152. Message From the President’s Assistant for National Security Affairs (Kissinger) to the President’s Deputy Assistant for National Security Affairs (Haig)1

WTE 013.1. Had four hour meeting with Gromyko to discuss Middle East and bilateral issues. On Middle East Gromyko stuck to familiar Soviet position. I gave no ground, holding out just enough hope to keep them from setting on an irrevocable course before the summit. On bilateral issues I painted glowing picture of prospects making everything conditional on the end of Vietnam however.

2. If my memory is correct present bombing authority extends only to 19 degrees. We can and should extend it to twentieth parallel.

3. I despair of making position here clear to Washington. These people are tough and in a sense in a corner. So far they have made all the concessions; we have made none.2 On Vietnam they have helped us by inviting me and by maintaining summit invitation;3 they are certainly not making Hanoi happy. What more they can do I do not know. But this visit as well as the imminence of the summit should put a ceiling on domestic opposition.4 Moreover friendliness here helps discipline Peking. Has anyone thought through the domestic and international implications if we kick Moscow in the teeth and all our diplomacy goes down the drain?

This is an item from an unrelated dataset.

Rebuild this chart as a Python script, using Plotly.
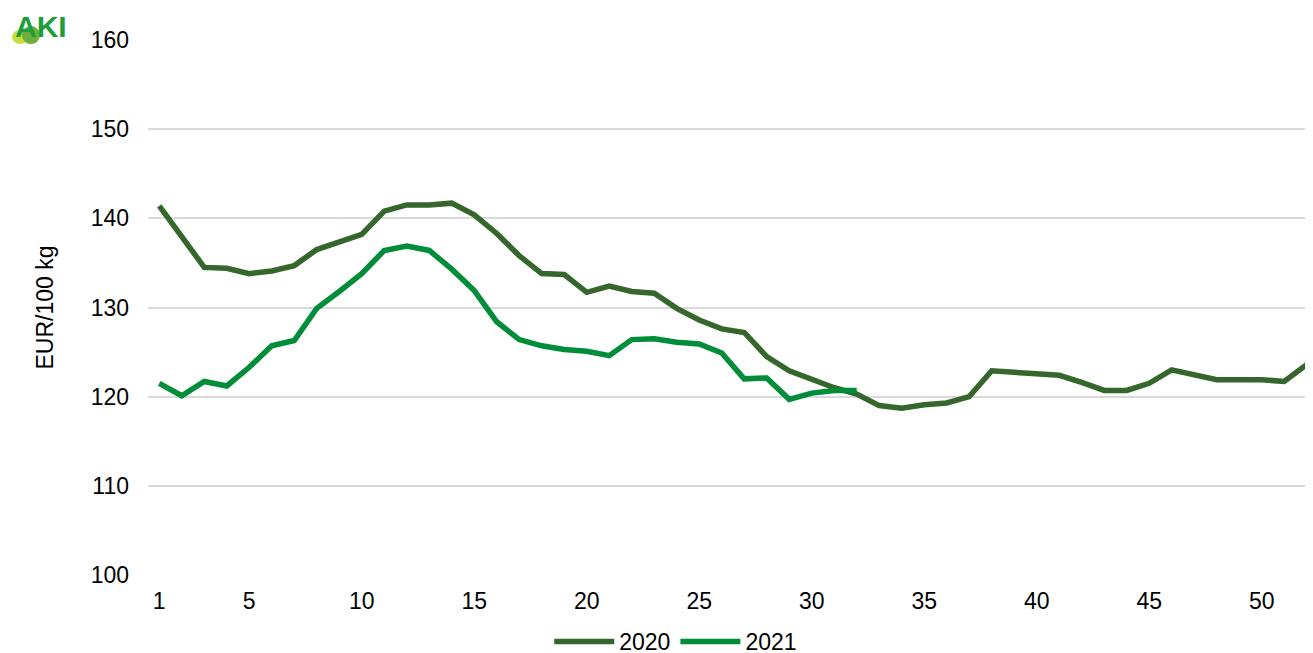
import plotly.graph_objects as go

weeks_2020 = list(range(1, 53))
values_2020 = [141.4, 137.9, 134.5, 134.4, 133.8, 134.1, 134.7, 136.5, 137.4, 138.2,
               140.8, 141.5, 141.5, 141.7, 140.4, 138.3, 135.8, 133.8, 133.7, 131.7,
               132.4, 131.8, 131.6, 129.9, 128.6, 127.6, 127.2, 124.5, 122.9, 121.9,
               121.0, 120.3, 119.0, 118.7, 119.1, 119.3, 120.0, 122.9, 122.7, 122.6,
               122.4, 121.6, 120.7, 120.7, 121.5, 123.0, 122.5, 121.9, 121.9, 121.9,
               121.7, 123.6]
weeks_2021 = list(range(1, 33))
values_2021 = [121.5, 120.1, 121.7, 121.2, 123.3, 125.7, 126.3, 129.9, 131.8, 133.8,
               136.4, 136.9, 136.4, 134.3, 131.9, 128.4, 126.4, 125.7, 125.3, 125.1,
               124.6, 126.4, 126.5, 126.1, 125.9, 124.9, 122.0, 122.1, 119.7, 120.4,
               120.7, 120.7]
x_tick_vals = [1, 5, 10, 15, 20, 25, 30, 35, 40, 45, 50]
y_tick_vals = [100, 110, 120, 130, 140, 150, 160]

fig = go.Figure()
fig.add_trace(go.Scatter(x=weeks_2020, y=values_2020, mode="lines", name="2020",
                         line=dict(color="#35662B", width=5.5)))
fig.add_trace(go.Scatter(x=weeks_2021, y=values_2021, mode="lines", name="2021",
                         line=dict(color="#008D39", width=5.5)))

font_family = "Liberation Sans, Arial, sans-serif"
fig.update_layout(
    width=1313, height=653,
    margin=dict(l=140, r=8, t=32, b=86, autoexpand=False),
    plot_bgcolor="white", paper_bgcolor="white",
    font=dict(family=font_family, size=23, color="#000000"),
    xaxis=dict(range=[0.5, 52.28], tickvals=x_tick_vals, showgrid=False,
               zeroline=False, showline=False, ticks="", ticklabelstandoff=10,
               tickfont=dict(size=23)),
    yaxis=dict(range=[100, 160], tickvals=y_tick_vals, showgrid=True,
               gridcolor="#d9d9d9", gridwidth=1.5, zeroline=False, showline=False,
               ticks="", ticklabelstandoff=18, tickfont=dict(size=23),
               title=dict(text="EUR/100 kg", font=dict(size=23), standoff=30)),
    showlegend=True,
    legend=dict(orientation="h", x=0.453, xanchor="center", y=-0.084, yanchor="top",
                font=dict(size=23), tracegroupgap=0, itemwidth=60),
)

# AKI logo approximation
fig.add_shape(type="circle", xref="paper", yref="paper",
              x0=-0.1167, x1=-0.1030, y0=0.9925, y1=1.0186,
              fillcolor="#C8DC3C", line_width=0, layer="above")
fig.add_shape(type="circle", xref="paper", yref="paper",
              x0=-0.1082, x1=-0.0927, y0=0.9925, y1=1.0260,
              fillcolor="#6FAE3A", line_width=0, layer="above")
fig.add_annotation(text="<b>AKI</b>", xref="paper", yref="paper",
                   x=-0.0918, y=1.026, xanchor="center", yanchor="middle",
                   showarrow=False,
                   font=dict(size=30, color="#1E9E3A",
                             family="Liberation Sans Narrow, Liberation Sans"))

fig.write_html("out.html")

4. We shall leave right after the Brezhnev meeting tomorrow hopefully by 1500 local time but I cannot be sure.

5. Gromyko apologized today for story about downgrading President’s trip.5 He said it came from Western sources and was totally untrue.

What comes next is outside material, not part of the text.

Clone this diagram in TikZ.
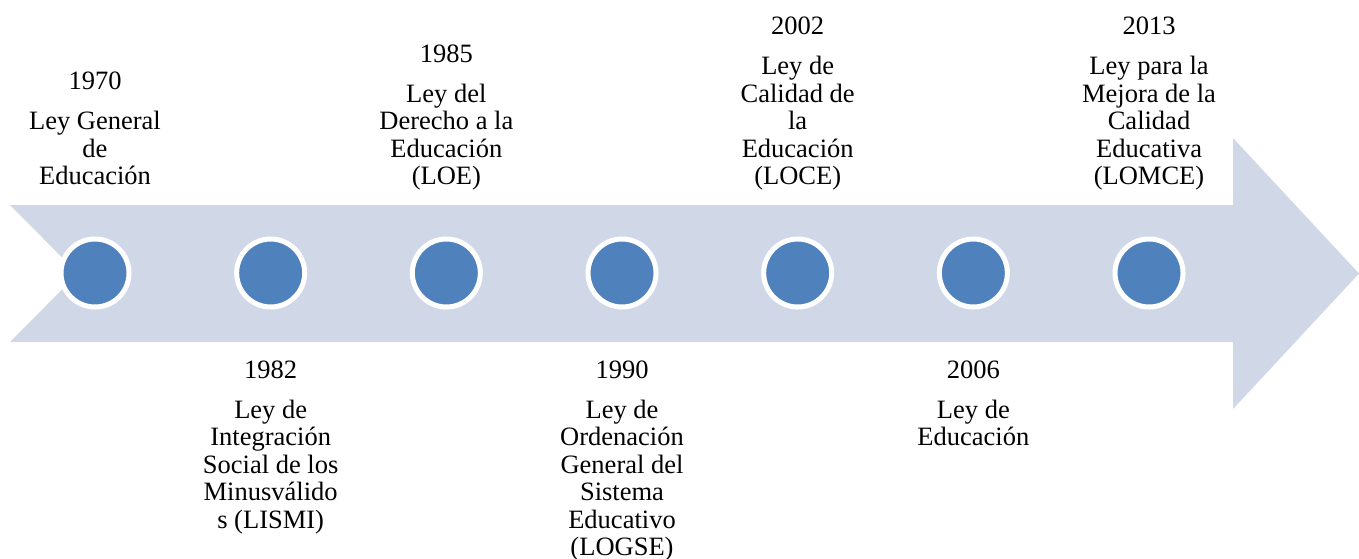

6. I have arranged for Presidential announcement of SALT breakthrough.

  1. Source: National Archives, Nixon Presidential Materials, NSC Files, Kissinger Office Files, Box 21, HAK’s Secret Moscow Trip Apr 72, TOHAK/HAKTO File. Top Secret; Sensitive; Eyes Only. Received at 10:12 a.m. and retransmitted to Camp David for the President. Nixon’s handwritten notations on the retransmitted copy are cited below. (Ibid., White House Special Files, President’s Personal Files, Box 74, President’s Speech File, April 1972 Kissinger Trip to Moscow)
  2. The President underlined this sentence.
  3. The President underlined this first part of this sentence and marked it in the margin.
  4. The President underlined “should put a ceiling on domestic opposition.”
  5. For reports that the Soviets would downgrade the trip, see Document 145.